Wäre Robert Habeck statt Annalena Baerbock Kanzlerkandidat geworden, es würden in diesen Wochen die gleichen Kommentare erscheinen, vermutlich von anderen Autorinnen, vielleicht aber auch nicht. Auch Habeck hätte bereits einige Fehler gemacht, er hätte bei seiner Steuererklärung zu viele Pendlerkilometer angegeben oder in einem Interview den Paragrafen 13 Absatz 2 des Parteiprogramms vergessen. Und schon würde es heißen: der Luftikus, er kann es nicht. War ja klar.

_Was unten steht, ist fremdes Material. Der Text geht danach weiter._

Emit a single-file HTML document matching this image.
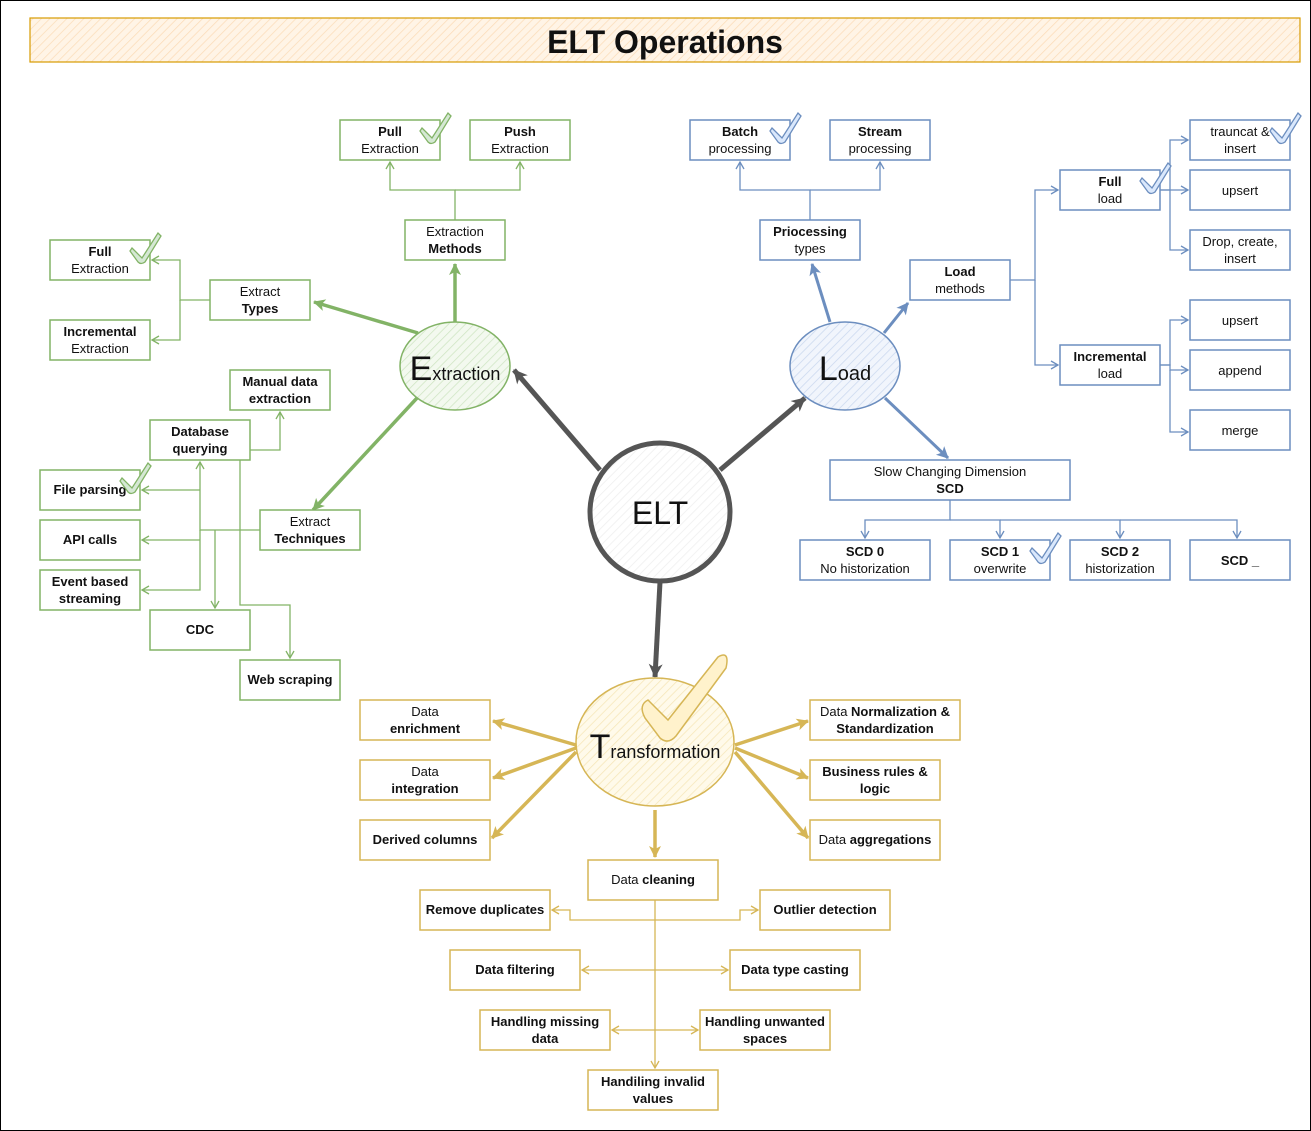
<!DOCTYPE html>
<html><head><meta charset="utf-8"><style>
html,body{margin:0;padding:0;background:#fff}
svg{display:block}
text{font-family:"Liberation Sans",sans-serif;font-size:13px;fill:#111;text-anchor:middle}
.b{font-weight:bold}
.g rect{fill:#fff;stroke:#82b366;stroke-width:1.5}
.bl rect{fill:#fff;stroke:#6c8ebf;stroke-width:1.5}
.y rect{fill:#fff;stroke:#d6b656;stroke-width:1.5}
</style></head><body>
<svg width="1311" height="1131" viewBox="0 0 1311 1131" xmlns="http://www.w3.org/2000/svg">
<defs>
<marker id="ag" markerWidth="10" markerHeight="10" refX="8" refY="5" orient="auto" markerUnits="userSpaceOnUse"><path d="M1,1 L8,5 L1,9" fill="none" stroke="#82b366" stroke-width="1.3"/></marker>
<marker id="ab" markerWidth="10" markerHeight="10" refX="8" refY="5" orient="auto" markerUnits="userSpaceOnUse"><path d="M1,1 L8,5 L1,9" fill="none" stroke="#6c8ebf" stroke-width="1.3"/></marker>
<marker id="ay" markerWidth="10" markerHeight="10" refX="8" refY="5" orient="auto" markerUnits="userSpaceOnUse"><path d="M1,1 L8,5 L1,9" fill="none" stroke="#d6b656" stroke-width="1.3"/></marker>
<marker id="Ag" markerWidth="16" markerHeight="16" refX="12" refY="8" orient="auto" markerUnits="userSpaceOnUse"><path d="M1,2 L13,8 L1,14 L4,8z" fill="#82b366"/></marker>
<marker id="Ab" markerWidth="16" markerHeight="16" refX="12" refY="8" orient="auto" markerUnits="userSpaceOnUse"><path d="M1,2 L13,8 L1,14 L4,8z" fill="#6c8ebf"/></marker>
<marker id="Ay" markerWidth="16" markerHeight="16" refX="12" refY="8" orient="auto" markerUnits="userSpaceOnUse"><path d="M1,2 L13,8 L1,14 L4,8z" fill="#d6b656"/></marker>
<marker id="Ad" markerWidth="18" markerHeight="18" refX="14" refY="9" orient="auto" markerUnits="userSpaceOnUse"><path d="M1,2 L15,9 L1,16 L5,9z" fill="#555"/></marker>
<pattern id="hg" width="6" height="6" patternUnits="userSpaceOnUse" patternTransform="rotate(45)"><rect width="6" height="6" fill="#f3f9ef"/><line x1="0" y1="0" x2="0" y2="6" stroke="#cfe5c3" stroke-width="1.5"/></pattern>
<pattern id="hb" width="6" height="6" patternUnits="userSpaceOnUse" patternTransform="rotate(45)"><rect width="6" height="6" fill="#f1f5fc"/><line x1="0" y1="0" x2="0" y2="6" stroke="#c9d7ee" stroke-width="1.5"/></pattern>
<pattern id="hy" width="6" height="6" patternUnits="userSpaceOnUse" patternTransform="rotate(45)"><rect width="6" height="6" fill="#fffaea"/><line x1="0" y1="0" x2="0" y2="6" stroke="#f6e6b8" stroke-width="1.5"/></pattern>
<pattern id="ho" width="6" height="6" patternUnits="userSpaceOnUse" patternTransform="rotate(45)"><rect width="6" height="6" fill="#fff4e6"/><line x1="0" y1="0" x2="0" y2="6" stroke="#fbdcb8" stroke-width="1.5"/></pattern>
<pattern id="hw" width="6" height="6" patternUnits="userSpaceOnUse" patternTransform="rotate(45)"><rect width="6" height="6" fill="#fff"/><line x1="0" y1="0" x2="0" y2="6" stroke="#eee" stroke-width="1.5"/></pattern>
</defs>
<rect x="0.5" y="0.5" width="1310" height="1130" fill="#fff" stroke="#000"/>
<rect x="30" y="18" width="1270" height="44" fill="url(#ho)" stroke="#d79b00" stroke-width="1.2"/>
<text x="665" y="53" style="font-size:32px;font-weight:bold">ELT Operations</text>

<!-- Green connectors -->
<g fill="none" stroke="#82b366" stroke-width="1.3">
<path d="M455,220 V190 H390 V162" marker-end="url(#ag)"/>
<path d="M455,190 H520 V162" marker-end="url(#ag)"/>
<path d="M210,300 H180 V260 H152" marker-end="url(#ag)"/>
<path d="M180,300 V340 H152" marker-end="url(#ag)"/>
<path d="M260,530 H200 V462" marker-end="url(#ag)"/>
<path d="M240,530 V450 H280 V412" marker-end="url(#ag)"/>
<path d="M200,490 H142" marker-end="url(#ag)"/>
<path d="M200,540 H142" marker-end="url(#ag)"/>
<path d="M200,530 V590 H142" marker-end="url(#ag)"/>
<path d="M215,530 V608" marker-end="url(#ag)"/>
<path d="M240,530 V605 H290 V658" marker-end="url(#ag)"/>
</g>
<g fill="none" stroke="#82b366" stroke-width="3.5">
<path d="M455,322 V264" marker-end="url(#Ag)"/>
<path d="M418,333 L314,302" marker-end="url(#Ag)"/>
<path d="M417,398 L313,510" marker-end="url(#Ag)"/>
</g>

<!-- Blue connectors -->
<g fill="none" stroke="#6c8ebf" stroke-width="1.3">
<path d="M810,220 V190 H740 V162" marker-end="url(#ab)"/>
<path d="M810,190 H880 V162" marker-end="url(#ab)"/>
<path d="M1010,280 H1035 V190 H1058" marker-end="url(#ab)"/>
<path d="M1035,280 V365 H1058" marker-end="url(#ab)"/>
<path d="M1160,190 H1170 V140 H1188" marker-end="url(#ab)"/>
<path d="M1160,190 H1188" marker-end="url(#ab)"/>
<path d="M1170,190 V250 H1188" marker-end="url(#ab)"/>
<path d="M1160,365 H1170 V320 H1188" marker-end="url(#ab)"/>
<path d="M1160,365 H1170 V370 H1188" marker-end="url(#ab)"/>
<path d="M1170,370 V432 H1188" marker-end="url(#ab)"/>
<path d="M950,500 V520 H865 V538" marker-end="url(#ab)"/>
<path d="M950,520 H1000 V538" marker-end="url(#ab)"/>
<path d="M1000,520 H1120 V538" marker-end="url(#ab)"/>
<path d="M1120,520 H1237 V538" marker-end="url(#ab)"/>
</g>
<g fill="none" stroke="#6c8ebf" stroke-width="3">
<path d="M830,322 L812,264" marker-end="url(#Ab)"/>
<path d="M884,333 L908,303" marker-end="url(#Ab)"/>
<path d="M885,398 L948,458" marker-end="url(#Ab)"/>
</g>

<!-- Gray connectors -->
<g fill="none" stroke="#555" stroke-width="5">
<path d="M600,470 L514,370" marker-end="url(#Ad)"/>
<path d="M720,470 L805,398" marker-end="url(#Ad)"/>
<path d="M660,582 L655,677" marker-end="url(#Ad)"/>
</g>

<!-- Yellow connectors -->
<g fill="none" stroke="#d6b656" stroke-width="3.5">
<path d="M576,745 L493,721" marker-end="url(#Ay)"/>
<path d="M576,748 L493,778" marker-end="url(#Ay)"/>
<path d="M576,752 L492,838" marker-end="url(#Ay)"/>
<path d="M735,745 L808,721" marker-end="url(#Ay)"/>
<path d="M735,748 L808,778" marker-end="url(#Ay)"/>
<path d="M735,752 L808,838" marker-end="url(#Ay)"/>
<path d="M655,810 V857" marker-end="url(#Ay)"/>
</g>
<g fill="none" stroke="#d6b656" stroke-width="1.3">
<path d="M655,900 V1068" marker-end="url(#ay)"/>
<path d="M655,920 H570 V910 H552" marker-end="url(#ay)"/>
<path d="M655,920 H740 V910 H758" marker-end="url(#ay)"/>
<path d="M655,970 H582" marker-end="url(#ay)"/>
<path d="M655,970 H728" marker-end="url(#ay)"/>
<path d="M655,1030 H612" marker-end="url(#ay)"/>
<path d="M655,1030 H698" marker-end="url(#ay)"/>
</g>

<!-- Circles -->
<ellipse cx="455" cy="366" rx="55" ry="44" fill="url(#hg)" stroke="#82b366" stroke-width="1.5"/>
<text x="455" y="380" style="font-size:18px"><tspan style="font-size:34px">E</tspan>xtraction</text>
<ellipse cx="845" cy="366" rx="55" ry="44" fill="url(#hb)" stroke="#6c8ebf" stroke-width="1.5"/>
<text x="845" y="380" style="font-size:20px"><tspan style="font-size:34px">L</tspan>oad</text>
<ellipse cx="660" cy="512" rx="70" ry="69" fill="url(#hw)" stroke="#555" stroke-width="5"/>
<text x="660" y="524" style="font-size:32px">ELT</text>
<ellipse cx="655" cy="742" rx="79" ry="64" fill="url(#hy)" stroke="#d6b656" stroke-width="1.5"/>
<path d="M648,700 L668,720 L718,657 Q730,650 726,668 L676,736 Q668,745 660,738 L645,718 Q638,705 648,700z" fill="#fff2cc" stroke="#d6b656" stroke-width="1.5"/>
<text x="655" y="758" style="font-size:18px"><tspan style="font-size:34px">T</tspan>ransformation</text>

<!-- Green boxes -->
<g class="g">
<rect x="340" y="120" width="100" height="40"/><text x="390" y="136" class="b">Pull</text><text x="390" y="153">Extraction</text>
<rect x="470" y="120" width="100" height="40"/><text x="520" y="136" class="b">Push</text><text x="520" y="153">Extraction</text>
<rect x="405" y="220" width="100" height="40"/><text x="455" y="236">Extraction</text><text x="455" y="253" class="b">Methods</text>
<rect x="210" y="280" width="100" height="40"/><text x="260" y="296">Extract</text><text x="260" y="313" class="b">Types</text>
<rect x="50" y="240" width="100" height="40"/><text x="100" y="256" class="b">Full</text><text x="100" y="273">Extraction</text>
<rect x="50" y="320" width="100" height="40"/><text x="100" y="336" class="b">Incremental</text><text x="100" y="353">Extraction</text>
<rect x="230" y="370" width="100" height="40"/><text x="280" y="386" class="b">Manual data</text><text x="280" y="403" class="b">extraction</text>
<rect x="150" y="420" width="100" height="40"/><text x="200" y="436" class="b">Database</text><text x="200" y="453" class="b">querying</text>
<rect x="40" y="470" width="100" height="40"/><text x="90" y="494" class="b">File parsing</text>
<rect x="40" y="520" width="100" height="40"/><text x="90" y="544" class="b">API calls</text>
<rect x="40" y="570" width="100" height="40"/><text x="90" y="586" class="b">Event based</text><text x="90" y="603" class="b">streaming</text>
<rect x="150" y="610" width="100" height="40"/><text x="200" y="634" class="b">CDC</text>
<rect x="240" y="660" width="100" height="40"/><text x="290" y="684" class="b">Web scraping</text>
<rect x="260" y="510" width="100" height="40"/><text x="310" y="526">Extract</text><text x="310" y="543" class="b">Techniques</text>
</g>

<!-- Blue boxes -->
<g class="bl">
<rect x="690" y="120" width="100" height="40"/><text x="740" y="136" class="b">Batch</text><text x="740" y="153">processing</text>
<rect x="830" y="120" width="100" height="40"/><text x="880" y="136" class="b">Stream</text><text x="880" y="153">processing</text>
<rect x="760" y="220" width="100" height="40"/><text x="810" y="236" class="b">Priocessing</text><text x="810" y="253">types</text>
<rect x="910" y="260" width="100" height="40"/><text x="960" y="276" class="b">Load</text><text x="960" y="293">methods</text>
<rect x="1060" y="170" width="100" height="40"/><text x="1110" y="186" class="b">Full</text><text x="1110" y="203">load</text>
<rect x="1060" y="345" width="100" height="40"/><text x="1110" y="361" class="b">Incremental</text><text x="1110" y="378">load</text>
<rect x="1190" y="120" width="100" height="40"/><text x="1240" y="136">trauncat &amp;</text><text x="1240" y="153">insert</text>
<rect x="1190" y="170" width="100" height="40"/><text x="1240" y="195">upsert</text>
<rect x="1190" y="230" width="100" height="40"/><text x="1240" y="246">Drop, create,</text><text x="1240" y="263">insert</text>
<rect x="1190" y="300" width="100" height="40"/><text x="1240" y="325">upsert</text>
<rect x="1190" y="350" width="100" height="40"/><text x="1240" y="375">append</text>
<rect x="1190" y="410" width="100" height="40"/><text x="1240" y="435">merge</text>
<rect x="830" y="460" width="240" height="40"/><text x="950" y="476">Slow Changing Dimension</text><text x="950" y="493" class="b">SCD</text>
<rect x="800" y="540" width="130" height="40"/><text x="865" y="556" class="b">SCD 0</text><text x="865" y="573">No historization</text>
<rect x="950" y="540" width="100" height="40"/><text x="1000" y="556" class="b">SCD 1</text><text x="1000" y="573">overwrite</text>
<rect x="1070" y="540" width="100" height="40"/><text x="1120" y="556" class="b">SCD 2</text><text x="1120" y="573">historization</text>
<rect x="1190" y="540" width="100" height="40"/><text x="1240" y="565" class="b">SCD _</text>
</g>

<!-- Yellow boxes -->
<g class="y">
<rect x="360" y="700" width="130" height="40"/><text x="425" y="716">Data</text><text x="425" y="733" class="b">enrichment</text>
<rect x="360" y="760" width="130" height="40"/><text x="425" y="776">Data</text><text x="425" y="793" class="b">integration</text>
<rect x="360" y="820" width="130" height="40"/><text x="425" y="844" class="b">Derived columns</text>
<rect x="810" y="700" width="150" height="40"/><text x="885" y="716">Data <tspan class="b">Normalization &amp;</tspan></text><text x="885" y="733" class="b">Standardization</text>
<rect x="810" y="760" width="130" height="40"/><text x="875" y="776" class="b">Business rules &amp;</text><text x="875" y="793" class="b">logic</text>
<rect x="810" y="820" width="130" height="40"/><text x="875" y="844">Data <tspan class="b">aggregations</tspan></text>
<rect x="588" y="860" width="130" height="40"/><text x="653" y="884">Data <tspan class="b">cleaning</tspan></text>
<rect x="420" y="890" width="130" height="40"/><text x="485" y="914" class="b">Remove duplicates</text>
<rect x="760" y="890" width="130" height="40"/><text x="825" y="914" class="b">Outlier detection</text>
<rect x="450" y="950" width="130" height="40"/><text x="515" y="974" class="b">Data filtering</text>
<rect x="730" y="950" width="130" height="40"/><text x="795" y="974" class="b">Data type casting</text>
<rect x="480" y="1010" width="130" height="40"/><text x="545" y="1026" class="b">Handling missing</text><text x="545" y="1043" class="b">data</text>
<rect x="700" y="1010" width="130" height="40"/><text x="765" y="1026" class="b">Handling unwanted</text><text x="765" y="1043" class="b">spaces</text>
<rect x="588" y="1070" width="130" height="40"/><text x="653" y="1086" class="b">Handiling invalid</text><text x="653" y="1103" class="b">values</text>
</g>

<!-- check marks -->
<g stroke-width="1.3">
<path d="M422,128 L432,138 L448,113 L451,116 L435,142 Q431,145 428,142 L420,131z" fill="#d5e8d4" stroke="#82b366"/>
<path d="M132,248 L142,258 L158,233 L161,236 L145,262 Q141,265 138,262 L130,251z" fill="#d5e8d4" stroke="#82b366"/>
<path d="M122,478 L132,488 L148,463 L151,466 L135,492 Q131,495 128,492 L120,481z" fill="#d5e8d4" stroke="#82b366"/>
<path d="M772,128 L782,138 L798,113 L801,116 L785,142 Q781,145 778,142 L770,131z" fill="#dae8fc" stroke="#6c8ebf"/>
<path d="M1142,178 L1152,188 L1168,163 L1171,166 L1155,192 Q1151,195 1148,192 L1140,181z" fill="#dae8fc" stroke="#6c8ebf"/>
<path d="M1272,128 L1282,138 L1298,113 L1301,116 L1285,142 Q1281,145 1278,142 L1270,131z" fill="#dae8fc" stroke="#6c8ebf"/>
<path d="M1032,548 L1042,558 L1058,533 L1061,536 L1045,562 Q1041,565 1038,562 L1030,551z" fill="#dae8fc" stroke="#6c8ebf"/>
</g>
</svg>
</body></html>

Sie ist halt fleißiger als er. Und wieder wäre es nicht um das Programm gegangen.

Natürlich ist die Glaubwürdigkeit des Personals wichtig für die Frage, ob eine Partei bei Wahlen Erfolg hat. Aber es ist nicht das einzige Kriterium. Jour­na­lis­t:in­nen sollten sich mit derselben Hartnäckigkeit auf die Widersprüche des grünen Wahlprogramms und die Forderungen der Grünen stürzen wie aktuell auf die Fehler von Annalena Baerbock. Es gäbe da genug zu kritisieren: die homöopathische Erhöhung von Hartz IV, die Koalitionsfrage, die Erbschaftssteuer, um nur einiges zu nennen.

Aber Jour­na­lis­t:in­nen sollten sich auf die Zunge beißen, wenn sie Parteien gute Ratschläge geben wollen, was sie zu tun und wen sie auszuwechseln haben. Es ist nicht ihre Aufgabe.